What is most valuable?
The most valuable feature is the fact that it's guaranteed delivery; it's conversational. A lot of our transactions are basically transactions back and forth between either rewards members, reservations and even between our databases. MQ gives us guaranteed delivery.
How has it helped my organization?
We're an IBM mainframe user. It folds into our hardware very well. Our support is covered that way. It's kind of an end-to-end type solution. It works well with the distributed partners. We use WebSphere, so we can go ahead, plug things in and they work.
What needs improvement?
They might be able to improve the monitoring features. When you're looking at distributed platforms, you're looking at different breakpoints to it. MQ has a good support structure, but it would be nice if they could kind of fold MQ into other tools to make it more resilient for other tools, other relationships, and other non-IBM platforms.
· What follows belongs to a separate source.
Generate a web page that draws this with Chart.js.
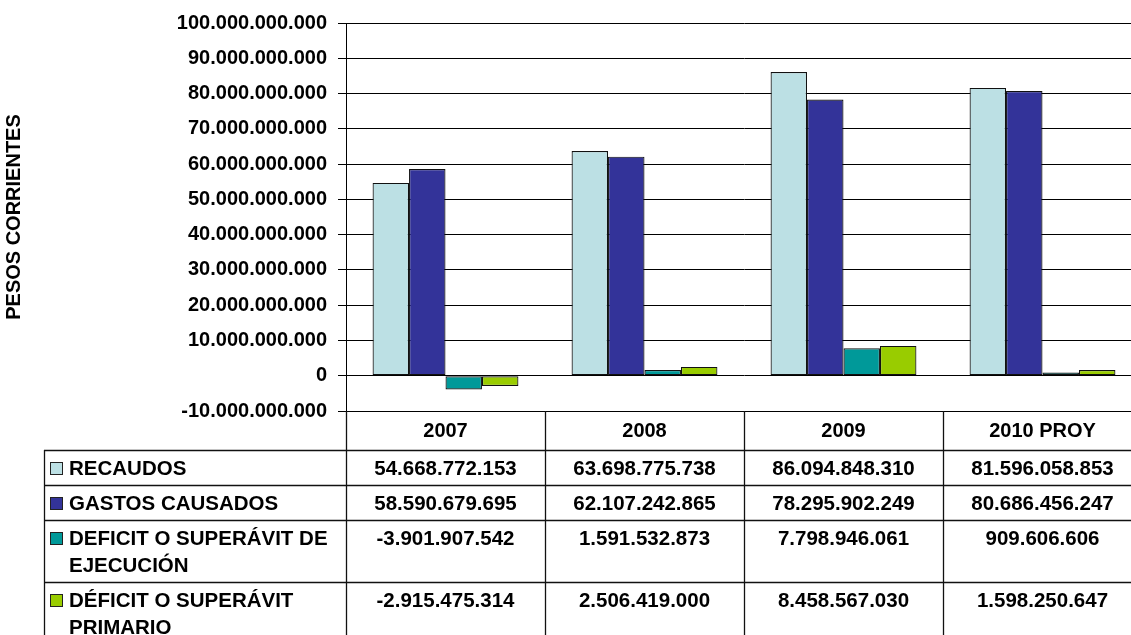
<!DOCTYPE html>
<html>
<head>
<meta charset="utf-8">
<script src="https://cdn.jsdelivr.net/npm/chart.js@4"></script>
<style>
  html, body { margin: 0; padding: 0; background: #fff; overflow: hidden; }
  #wrap { width: 1142px; height: 635px; }
</style>
</head>
<body>
<div id="wrap"><canvas id="myChart"></canvas></div>
<script>
// data
var years = ['2007', '2008', '2009', '2010 PROY'];
var recaudos = [54668772153, 63698775738, 86094848310, 81596058853];
var gastos = [58590679695, 62107242865, 78295902249, 80686456247];
var deficitEjecucion = [-3901907542, 1591532873, 7798946061, 909606606];
var deficitPrimario = [-2915475314, 2506419000, 8458567030, 1598250647];
var seriesNames = ['RECAUDOS', 'GASTOS CAUSADOS', 'DEFICIT O SUPERÁVIT DE EJECUCIÓN', 'DÉFICIT O SUPERÁVIT PRIMARIO'];
var seriesColors = ['#BCE0E4', '#333399', '#009999', '#99CC00'];
var yMin = -10000000000, yMax = 100000000000, yStep = 10000000000;

var FONT = '"Liberation Sans", Arial, sans-serif';

function fmt(v) {
  var s = Math.abs(Math.round(v)).toString().replace(/\B(?=(\d{3})+(?!\d))/g, '.');
  return (v < 0 ? '-' : '') + s;
}

function wrap(ctx, text, maxW) {
  var words = text.split(' '), lines = [], cur = '';
  words.forEach(function (w) {
    var t = cur ? cur + ' ' + w : w;
    if (ctx.measureText(t).width > maxW && cur) { lines.push(cur); cur = w; }
    else cur = t;
  });
  lines.push(cur);
  return lines;
}

// data table under the plot
var dataTable = {
  id: 'dataTable',
  afterDraw: function (chart) {
    var ctx = chart.ctx;
    var area = chart.chartArea;
    var xs = chart.scales.x;
    var n = years.length;
    var colW = (area.right - area.left) / n;
    var tableLeft = 44, labelX = 69, firstRowTop = 450;
    var rows = [recaudos, gastos, deficitEjecucion, deficitPrimario];
    ctx.save();
    ctx.font = 'bold 20.5px ' + FONT;
    ctx.strokeStyle = '#111';
    ctx.lineWidth = 1.3;
    var bottom = chart.height + 20;

    // vertical lines of header and columns
    for (var i = 0; i <= n; i++) {
      var x = Math.round(area.left + i * colW) + 0.5;
      ctx.beginPath();
      ctx.moveTo(x, area.bottom);
      ctx.lineTo(x, bottom);
      ctx.stroke();
    }
    ctx.beginPath();
    ctx.moveTo(tableLeft + 0.5, firstRowTop);
    ctx.lineTo(tableLeft + 0.5, bottom);
    ctx.stroke();

    var top = firstRowTop;
    rows.forEach(function (vals, r) {
      var lines = wrap(ctx, seriesNames[r], 272);
      var h = 35 + (lines.length - 1) * 27;
      ctx.beginPath();
      ctx.moveTo(tableLeft, top + 0.5);
      ctx.lineTo(chart.width, top + 0.5);
      ctx.stroke();

      var cy = top + 19;
      // legend key
      ctx.fillStyle = seriesColors[r];
      ctx.fillRect(51, cy - 6, 11, 11);
      ctx.lineWidth = 1;
      ctx.strokeStyle = '#222';
      ctx.strokeRect(50.5, cy - 6.5, 12, 12);
      ctx.lineWidth = 1.3;
      ctx.strokeStyle = '#111';

      ctx.fillStyle = '#000';
      ctx.textAlign = 'left';
      ctx.textBaseline = 'middle';
      lines.forEach(function (ln, k) {
        ctx.fillText(ln, labelX, cy + k * 27);
      });
      ctx.textAlign = 'center';
      vals.forEach(function (v, c) {
        ctx.fillText(fmt(v), xs.getPixelForValue(c), cy);
      });
      top += h;
    });
    ctx.beginPath();
    ctx.moveTo(tableLeft, top + 0.5);
    ctx.lineTo(chart.width, top + 0.5);
    ctx.stroke();
    ctx.restore();
  }
};

var series = [recaudos, gastos, deficitEjecucion, deficitPrimario];
var datasets = series.map(function (d, i) {
  return {
    label: seriesNames[i],
    data: d,
    backgroundColor: seriesColors[i],
    borderColor: '#111',
    borderWidth: 1.2,
    borderSkipped: false,
    categoryPercentage: 0.733,
    barPercentage: 1.0
  };
});

new Chart(document.getElementById('myChart'), {
  type: 'bar',
  data: { labels: years, datasets: datasets },
  options: {
    responsive: true,
    maintainAspectRatio: false,
    animation: false,
    devicePixelRatio: 1,
    layout: { padding: { top: 11, left: 0, right: 0, bottom: 0 } },
    plugins: { legend: { display: false }, tooltip: { enabled: false } },
    scales: {
      x: {
        grid: { display: false, drawTicks: false },
        border: { display: false },
        ticks: { color: '#000', font: { family: FONT, size: 20, weight: 'bold' }, padding: 8, maxRotation: 0 },
        afterFit: function (s) { s.height = 224; }
      },
      y: {
        min: yMin,
        max: yMax,
        grid: { color: '#000', lineWidth: 1, tickLength: 8, drawTicks: true },
        border: { display: true, color: '#000', width: 1 },
        ticks: {
          stepSize: yStep,
          color: '#000',
          padding: 11,
          font: { family: FONT, size: 20, weight: 'bold' },
          callback: function (v) { return fmt(v); }
        },
        title: {
          display: true,
          text: 'PESOS CORRIENTES',
          color: '#000',
          font: { family: FONT, size: 20, weight: 'bold' },
          padding: { top: 2, bottom: 0 }
        },
        afterFit: function (s) { s.width = 346; }
      }
    }
  },
  plugins: [dataTable]
});
</script>
</body>
</html>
That's probably the strongest piece: being able to support the other customers. Eventually, if we can support them end-to-end and tell them where their problems are, we can bring them into our fold and make it an IBM fold.
What do I think about the stability of the solution?
Stability is unrivaled. We've got no problems with it. It's like the mainframes. When you're looking at five nines for availability, it's there all the time. MQ is there all the time. If we have a problem, it's not part of the conversation. It's more of a case of a database on the other end that we're using as a repository is having a problem. You can go out there, store the messages, and guarantee delivery if there are any interruptions. It just works for us.
What do I think about the scalability of the solution?
It's plug and play. If you need more, you can figure it out on the fly; you can add end points to it. The fact that you can add connections makes it very easy for us, because a lot of times we'll run into an issue where we get spikes in connectivity. We can go ahead and define something on the fly. We can go ahead and throw in the extra conversation, and queues aren't a problem at either end. The fact that we can reduce queues by adding extra channels is a great plus for us.
How is customer service and technical support?
We have only rarely used technical support, because you don't really need it. When we have used it, it's been very good. The SLAs and everything that we've got for tech support is being met. We've also been using it long enough that we've got some very solid support, as far as, we know who to talk to and when to talk to. It's been great for us.
How was the initial setup?
I was not really involved in the initial setup. I was probably around for it, but I had an applications background. I went from the systems side to the applications side, and back to the systems side. It was kind of the interim period. I'm not really responsible for the MQ right now. I'm more of a user of MQ and a supporting group. As a mainframe user, we basically have that relationship with them.
Which other solutions did I evaluate?
It's actually not a decision to use MQ, but maybe to expand MQ in some cases. It also is one of those places where you can't really go wrong by saying, “We're going to use MQ,” because it's proven.
The most important criteria for me when selecting a vendor to work with is probably stability. Relationships are important, but we're looking at up time. The better the up time is, the stronger we are, the better our product is, the better we are in front of customers. It used to be, when you were basically just facing other employees in the company, that's one experience. Now that you're facing the user with the dot-com boom, the world out there, everybody's on the end of a phone, our transaction counts have gone up exponentially. To have that relationship, and to have MQ being able to service what they service and support that expansion has been fantastic.
What other advice do I have?
Consider the pros and cons. For us, it’s reliability; it’s stability; it’s reputation. Do not get hung up on the fact that it is one of those "legacy"-type connectivities. A lot of people might not want to look at MQ, look at IBM or look at something because “that's the old way of doing things.” It's the current way of doing things. It's a leading-edge way of doing things, and the fact that it's there 100% of the time.
I'm not sure anybody’s perfect. They're very good at what they do. If they can play well with others, that's the real part of it right now. We're using WebSphere; we're using the mainframe; we're using the distributed side. As long as they can play with everybody, they're going to be a strong player. We'll be a strong proponent for them.
Disclosure: I am a real user, and this review is based on my own experience and opinions.